Meinung/Kommentare/Innenpolitik

Was ein Bundespräsident können muss

Der Intellektuelle hat genügend alpenländischen Anstrich, um auch Menschen am Land zu gefallen

Dr. Martina Salomon
über Karlheinz Töchterle

Kürzlich wurde in Tirol ein politischer Luftballon aufgeblasen, dem aber schnell wieder die Luft ausging: Tirols Landeshauptmann Günther Platter hatte Wissenschaftsminister Karlheinz Töchterle als ÖVP-Präsidentschaftskandidaten vorgeschlagen.

Geniale Idee! Töchterle hat alles, was ein Bundespräsident braucht: Er hält gerne philosophische Vorträge (wenn gewünscht auch in Latein), denen selbst der politische Gegner applaudiert. Der Intellektuelle hat genügend alpenländischen Anstrich, um auch Menschen am Land zu gefallen. Er kann in jeder Blasmusikkapelle spielen – ein gar nicht hoch genug zu schätzender Vorteil im Wahlkampf. Außerdem liebt er Bergtouren (wie HeiFi).

Und das Beste: Er ist bisher nicht mit bahnbrechenden Vorschlägen aufgefallen, die irgendjemanden verstören könnten. Damit ist seine Chance intakt, künftig so beliebt wie Amtsinhaber Heinz Fischer zu sein. Schließlich wollen die Österreicher in der Hofburg einen Ersatzkaiser und keinen, der Klartext redet.

Bei einer Papst-Angelobung in Rom wäre Töchterle sogar ein deutlich geeigneterer Gast als der bekennende Agnostiker Fischer. Der ministerielle Uniprofessor bezeichnet sich als praktizierenden Katholiken. In Sachen Überparteilichkeit ist Töchterle sowieso glaubwürdiger als alle anderen. Der ÖVP ist er nie beigetreten, und in Tirol hat er sogar für die Grünen kandidiert.

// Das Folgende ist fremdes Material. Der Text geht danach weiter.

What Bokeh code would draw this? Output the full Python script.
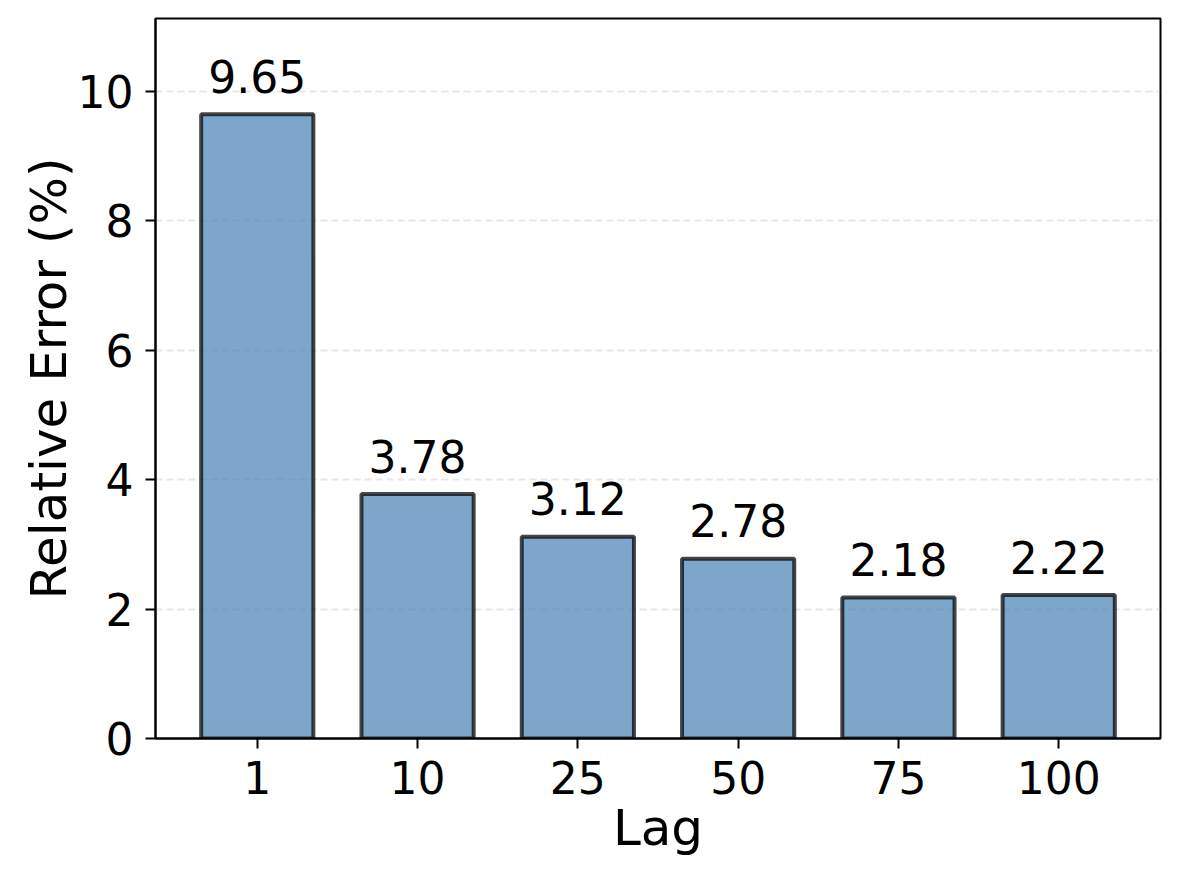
from bokeh.plotting import figure
from bokeh.models import Range1d, FixedTicker, ColumnDataSource
from bokeh.core.properties import value
from bokeh.embed import file_html
from bokeh.resources import INLINE

lags = ["1", "10", "25", "50", "75", "100"]
errors = [9.65, 3.78, 3.12, 2.78, 2.18, 2.22]
y_ticks = [0, 2, 4, 6, 8, 10]

FONT = "DejaVu Sans"
idx = list(range(len(lags)))

p = figure(width=1172, height=872, output_backend="svg", toolbar_location=None,
           x_range=Range1d(-0.635, 5.635), y_range=Range1d(0, 11.13),
           min_border_left=155, min_border_right=12, min_border_top=18, min_border_bottom=134)
p.background_fill_color = "white"
p.border_fill_color = "white"
p.outline_line_color = "black"
p.outline_line_width = 2
p.outline_line_alpha = 1

src = ColumnDataSource(dict(x=idx, top=errors,
                            label=[f"{v:.2f}" for v in errors],
                            ly=[v + 0.33 for v in errors]))

p.vbar(x="x", top="top", bottom=0, width=0.7, source=src,
       fill_color="steelblue", fill_alpha=0.7,
       line_color="black", line_alpha=0.72, line_width=4)

p.text(x="x", y="ly", text="label", source=src,
       text_align="center", text_baseline="bottom",
       text_font=value(FONT), text_font_size="44px", text_color="black")

p.xgrid.visible = False
p.ygrid.ticker = FixedTicker(ticks=y_ticks)
p.ygrid.grid_line_color = "#b0b0b0"
p.ygrid.grid_line_alpha = 0.3
p.ygrid.grid_line_dash = "7 4"
p.ygrid.grid_line_width = 2

p.xaxis.ticker = FixedTicker(ticks=idx)
p.xaxis.major_label_overrides = {i: s for i, s in zip(idx, lags)}
p.yaxis.ticker = FixedTicker(ticks=y_ticks)

for ax in (p.xaxis[0], p.yaxis[0]):
    ax.axis_line_color = "black"
    ax.axis_line_width = 2
    ax.major_tick_line_color = "black"
    ax.major_tick_line_width = 2
    ax.major_tick_out = 10
    ax.major_tick_in = 0
    ax.minor_tick_line_color = None
    ax.major_label_text_font = FONT
    ax.major_label_text_font_size = "44px"
    ax.major_label_text_color = "black"
    ax.axis_label_text_font = FONT
    ax.axis_label_text_font_size = "50px"
    ax.axis_label_text_font_style = "normal"
    ax.axis_label_text_color = "black"

p.xaxis.axis_label = "Lag"
p.yaxis.axis_label = "Relative Error (%)"
p.xaxis.major_label_standoff = 12
p.yaxis.major_label_standoff = 12
p.xaxis.axis_label_standoff = 2
p.yaxis.axis_label_standoff = -3

open("out.html", "w").write(file_html(p, INLINE))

Ein ernsthafter Gegner für den Tiroler wäre lediglich der Wiener Rudolf Hundstorfer. In puncto Leutseligkeit und großkoalitionärer Vernetzung ist der Sozialminister bis dato ungeschlagen. Wenn er in der Industriellenvereinigung als (sehr beliebter) Gastredner auftritt, vergisst man dort glatt, ihm kritische Fragen zu stellen. Umgekehrt tut er das ja auch nicht.

Wie Töchterle verdirbt er niemandem den Spaß mit Weltverbesserungsvorschlägen, setzt auf Zeit und macht nur kleine Schritte. Hundstorfer erreicht damit in der heimischen Wirklichkeit vielleicht sogar mehr als die selbst ernannten Retter des Abendlandes. Natürlich hätte Hundstorfer die Pensionen und Töchterle die Unis radikaler umbauen können. Aber wer, bitte, will so etwas in Österreich schon? (Selbst ein großer Teil der künftigen akademischen Elite des Landes sieht – glaubt man einer brandaktuellen Umfrage – ihre persönliche Zukunft im Beamtentum.)

Die Amtsperiode Fischers nähert sich übrigens, anders als es den Anschein hat, nicht bereits dem Ende, sondern läuft erst 2016 aus. Sollte den einstigen Großparteien plus den dann vielleicht mitregierenden Grünen das Geld für große Hofburg-Kampagnen ausgegangen sein, so könnten sie sich locker auf einen überparteilichen Kandidaten einigen – egal, ob der jetzt Töchterle oder Hundstorfer heißt. Hugo Portisch hat schließlich schon mehrfach abgewunken, Erwin Pröll nicht wirklich.